* **What to produce**: Leave out the pictures and set down exactly the lines from the start of the listing through the one with "110000, 112500, 112000, 111500, 110500, 110000]", both included.

* **Information provided**:
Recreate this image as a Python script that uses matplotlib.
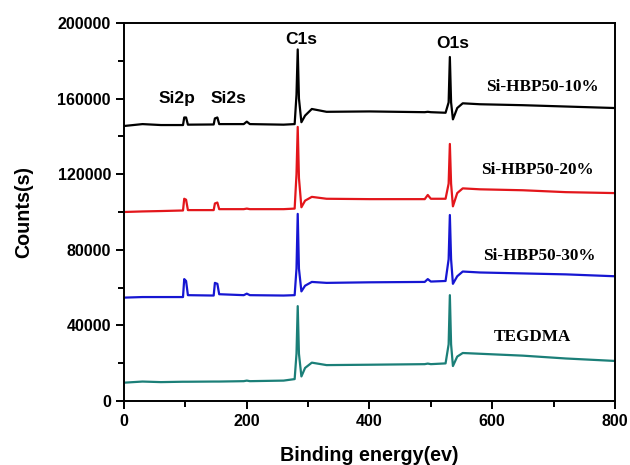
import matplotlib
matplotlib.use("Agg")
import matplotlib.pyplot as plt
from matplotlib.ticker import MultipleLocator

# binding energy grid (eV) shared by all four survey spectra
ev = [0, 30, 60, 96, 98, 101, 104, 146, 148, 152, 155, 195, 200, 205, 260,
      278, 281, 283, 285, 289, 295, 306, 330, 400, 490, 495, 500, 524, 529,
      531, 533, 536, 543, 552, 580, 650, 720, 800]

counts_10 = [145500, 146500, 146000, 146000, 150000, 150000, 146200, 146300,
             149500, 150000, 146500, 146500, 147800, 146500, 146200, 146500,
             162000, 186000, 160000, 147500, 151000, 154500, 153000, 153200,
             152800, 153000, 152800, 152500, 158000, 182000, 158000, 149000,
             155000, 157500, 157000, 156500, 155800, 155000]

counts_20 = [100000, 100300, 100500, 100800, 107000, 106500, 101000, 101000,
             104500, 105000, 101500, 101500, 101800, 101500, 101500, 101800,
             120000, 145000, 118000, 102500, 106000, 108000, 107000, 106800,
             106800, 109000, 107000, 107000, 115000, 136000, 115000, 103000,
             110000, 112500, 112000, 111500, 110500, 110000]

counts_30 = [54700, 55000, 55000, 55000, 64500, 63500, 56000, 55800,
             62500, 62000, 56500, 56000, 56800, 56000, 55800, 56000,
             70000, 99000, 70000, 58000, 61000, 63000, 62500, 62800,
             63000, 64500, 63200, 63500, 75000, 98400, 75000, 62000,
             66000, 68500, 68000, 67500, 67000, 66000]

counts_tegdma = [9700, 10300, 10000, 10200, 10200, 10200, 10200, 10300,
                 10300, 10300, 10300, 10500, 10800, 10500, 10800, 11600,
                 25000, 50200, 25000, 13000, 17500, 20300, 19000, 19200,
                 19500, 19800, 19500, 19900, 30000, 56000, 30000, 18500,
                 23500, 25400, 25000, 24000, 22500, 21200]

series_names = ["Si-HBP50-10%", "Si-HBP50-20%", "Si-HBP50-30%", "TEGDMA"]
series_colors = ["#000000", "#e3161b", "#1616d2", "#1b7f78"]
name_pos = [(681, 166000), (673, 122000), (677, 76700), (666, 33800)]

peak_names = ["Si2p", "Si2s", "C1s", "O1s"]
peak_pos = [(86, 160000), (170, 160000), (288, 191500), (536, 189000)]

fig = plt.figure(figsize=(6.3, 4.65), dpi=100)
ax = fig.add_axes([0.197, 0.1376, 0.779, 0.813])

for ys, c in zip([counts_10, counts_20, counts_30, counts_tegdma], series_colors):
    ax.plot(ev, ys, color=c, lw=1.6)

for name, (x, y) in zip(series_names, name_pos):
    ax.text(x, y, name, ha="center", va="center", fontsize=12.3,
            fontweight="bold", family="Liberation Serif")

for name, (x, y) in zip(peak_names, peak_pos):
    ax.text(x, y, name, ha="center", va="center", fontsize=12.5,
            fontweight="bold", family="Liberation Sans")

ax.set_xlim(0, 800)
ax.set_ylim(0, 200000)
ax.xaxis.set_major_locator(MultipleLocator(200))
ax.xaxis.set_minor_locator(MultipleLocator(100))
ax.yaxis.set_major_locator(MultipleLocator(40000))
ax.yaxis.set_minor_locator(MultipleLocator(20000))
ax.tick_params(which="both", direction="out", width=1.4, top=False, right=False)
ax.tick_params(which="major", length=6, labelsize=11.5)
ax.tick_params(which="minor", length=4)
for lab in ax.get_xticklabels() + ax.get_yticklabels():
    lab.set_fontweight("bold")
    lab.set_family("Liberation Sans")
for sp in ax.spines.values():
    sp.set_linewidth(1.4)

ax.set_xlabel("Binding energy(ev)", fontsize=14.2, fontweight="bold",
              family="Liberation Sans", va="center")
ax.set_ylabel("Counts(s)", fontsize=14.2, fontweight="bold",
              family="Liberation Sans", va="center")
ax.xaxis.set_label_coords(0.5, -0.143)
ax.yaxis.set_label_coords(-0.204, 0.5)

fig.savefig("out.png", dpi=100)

* **Output below**:
Recreate this image as a Python script that uses matplotlib.
import matplotlib
matplotlib.use("Agg")
import matplotlib.pyplot as plt
from matplotlib.ticker import MultipleLocator

# binding energy grid (eV) shared by all four survey spectra
ev = [0, 30, 60, 96, 98, 101, 104, 146, 148, 152, 155, 195, 200, 205, 260,
      278, 281, 283, 285, 289, 295, 306, 330, 400, 490, 495, 500, 524, 529,
      531, 533, 536, 543, 552, 580, 650, 720, 800]

counts_10 = [145500, 146500, 146000, 146000, 150000, 150000, 146200, 146300,
             149500, 150000, 146500, 146500, 147800, 146500, 146200, 146500,
             162000, 186000, 160000, 147500, 151000, 154500, 153000, 153200,
             152800, 153000, 152800, 152500, 158000, 182000, 158000, 149000,
             155000, 157500, 157000, 156500, 155800, 155000]

counts_20 = [100000, 100300, 100500, 100800, 107000, 106500, 101000, 101000,
             104500, 105000, 101500, 101500, 101800, 101500, 101500, 101800,
             120000, 145000, 118000, 102500, 106000, 108000, 107000, 106800,
             106800, 109000, 107000, 107000, 115000, 136000, 115000, 103000,
             110000, 112500, 112000, 111500, 110500, 110000]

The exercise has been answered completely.